Em Portugal, sofremos uma exceção que prima por ser exceção apenas aos olhos dos cândidos: os "grandes" abriram as portas à centralização dos direitos televisivos. Mas não o fizeram por altruísmo, nem por terem visto o menino Jesus no cimo de um eucalipto. As verbas dos contratos anteriores estão quase todas antecipadas e o Benfica - principal motor da reconciliação - acaba o dele dois anos (2026) antes dos outros.
Dois anos de eventual saldo que são incomportáveis, daí a súbita urgência de reatar amizades e alianças, de que os outros (o FC Porto em particular) também precisam, porque se esgotaram os contratos para dar como garantias de financiamento. O último que havia, da Betano, ficou congelado pela aterrorizante possibilidade (para todo o desporto, sobretudo o de bases) de passarem na Assembleia da República as propostas de limitação (e proibição) da publicidade às apostas online.

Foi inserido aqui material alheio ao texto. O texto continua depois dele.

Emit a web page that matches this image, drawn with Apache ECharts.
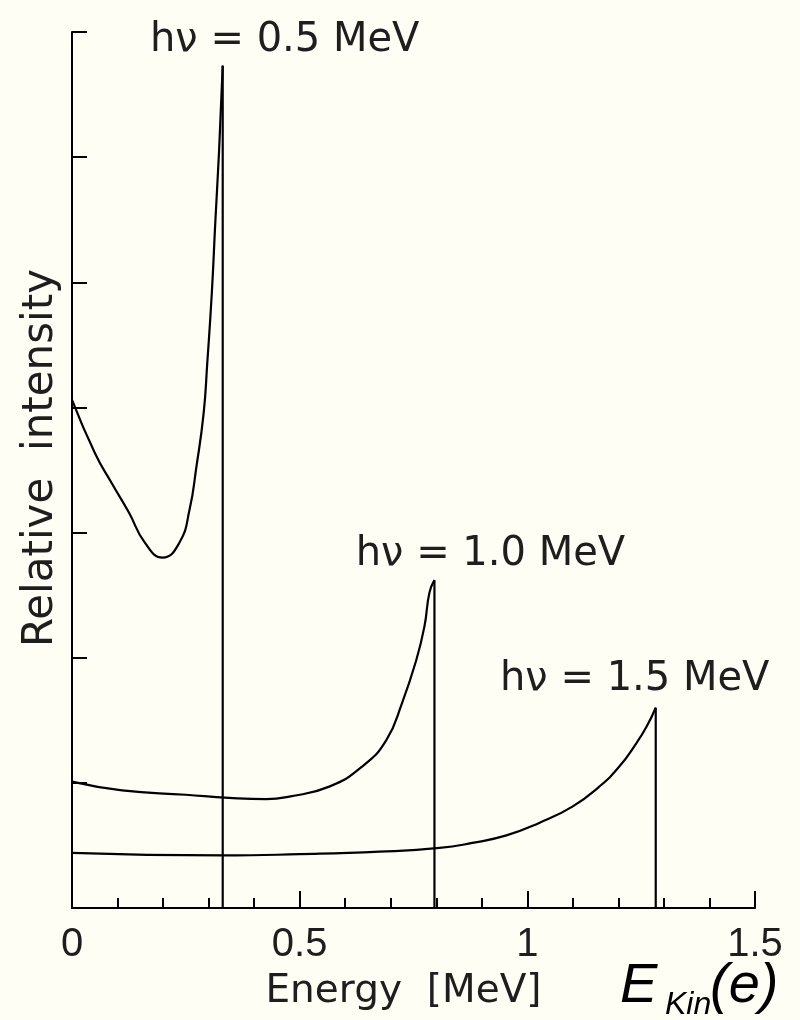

Lá fora, a Superliga europeia passou por ser o cúmulo do egocentrismo. Uma dúzia de clubes tentou, num golpe só, literalmente roubar para si o futebol europeu, da Liga dos Campeões aos cinco maiores campeonatos, passando pelo que resta das ligas médias (como a portuguesa) e pelo arremesso definitivo das restantes para a exclusão e insignificância.
Ninguém imaginaria que, logo depois de combatido e derrotado esse golpe de estado, a FIFA levaria o egoísmo uns bons graus adiante com a proposta de um Mundial a cada dois anos, num ataque sem precedentes às competições nacionais e continentais de clubes.
Futebol feminino, olimpismo, grandes fases finais de outras modalidades: todos passariam a estar em risco com este intruso na luta por "sponsors", atenção do público e espaço na agenda, apenas para que mais dinheiro fosse vertido numa instituição de comprovados instintos criminosos.
Dando o rosto pela revolução, Arsène Wenger, um francês da Alsácia (ou seja, meio alemão) filho do mecânico e taberneiro de aldeia, que fez carreira no Arsenal combatendo como nenhum outro treinador os calendários sobrelotados da Premier League e da FIFA. Sentado em Zurique, ao lado do contabilista da FIFA, Wenger viu a luz e percebeu que a forma de endireitar a agenda era acrescentar um campeonato do Mundo bienal: "Vai melhorar a qualidade do jogo e das competições."
Até hoje, não conseguiu explicar como. Em sua defesa, devo lembrar que isto não é uma luta do bem contra o mal. A UEFA vergou-se às cinco grandes ligas, basicamente entregando-lhes a chave da Liga dos Campeões, o Tribunal Arbitral de Lausana vergou-se ao Manchester City, libertando-o dos aborrecimentos do fair-play financeiro, e o governo inglês vergou-se aos interesses económicos, forçando a Premier League a aceitar a venda do Newcastle à honrada Arábia Saudita. O altruísmo já teve melhores anos. Imagino.